ANALYSIS OF STRAIN LOCALIZATION BY ENERGY EQUIVALENCE: Ⅰ. ONE-DIMENSIONAL ANALYTICAL SOLUTION

Based on the first law of thermodynamics and the nonlocal plasticity theories, a new approach is proposed to solve the strain localization problems induced by strain softening. For each material point, two state spaces, local and nonlocal state spaces, are defined such that the local internal variable can be mapped, from the local state space by integral transformation with the nonlocal weighting function, into the nonlocal internal variable in the nonlocal state space. During strain softening, the plastic deformation follows the normal flow rule in the local state space and the softening law is introduced in the nonlocal state space.
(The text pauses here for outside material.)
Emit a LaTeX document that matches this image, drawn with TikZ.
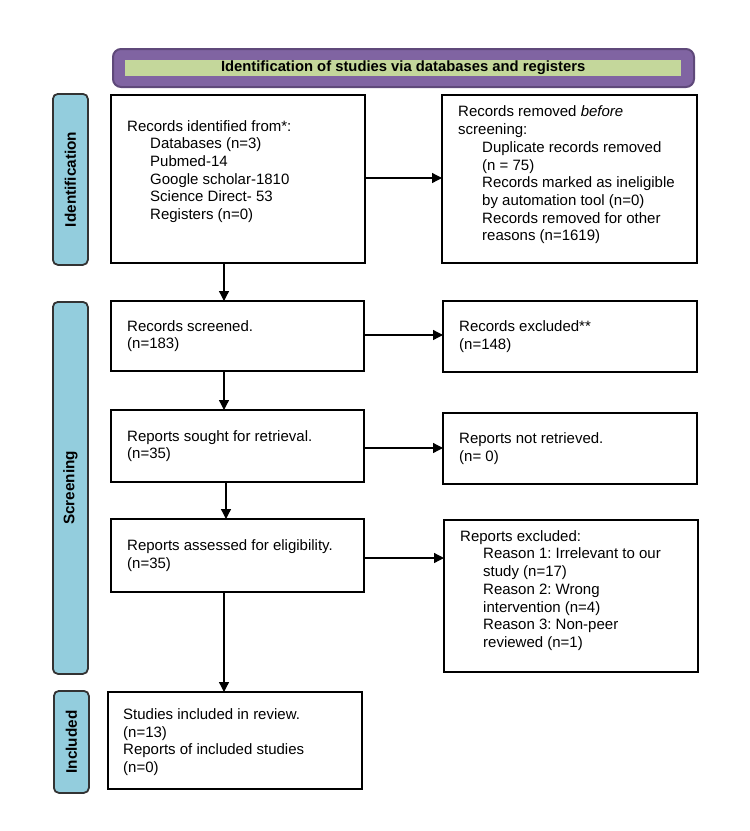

It is assumed that the strain softening is a global material behavior and the plastic energy dissipation within the entire material body is always positive. However, the balance of momentum is still satisfied locally. By equating the rates of the plastic energy dissipation in the two state spaces during strain softening, the localization zone and the plastic strain distribution become well-defined. Analytical solution for the one-dimensional strain localization is developed, and it is well shown that the plastic strain distribution and load-displacement curves are well-defined by the material properties, such as the softening modulus and internal length scale, as well as the geometry of the material body. For the Gaussian-type weighting functions the width of the localization zone is approximately six times the internal length scale. Numerical example demonstrates that the size of the localization zone decreases as the internal length scale is reduced, and the distribution of the plastic strain in the localization zone becomes more concentrated when the internal length scale becomes smaller. As the internal length scale approaches to zero, the solution reduces to the one predicted by the conventional local plasticity theory.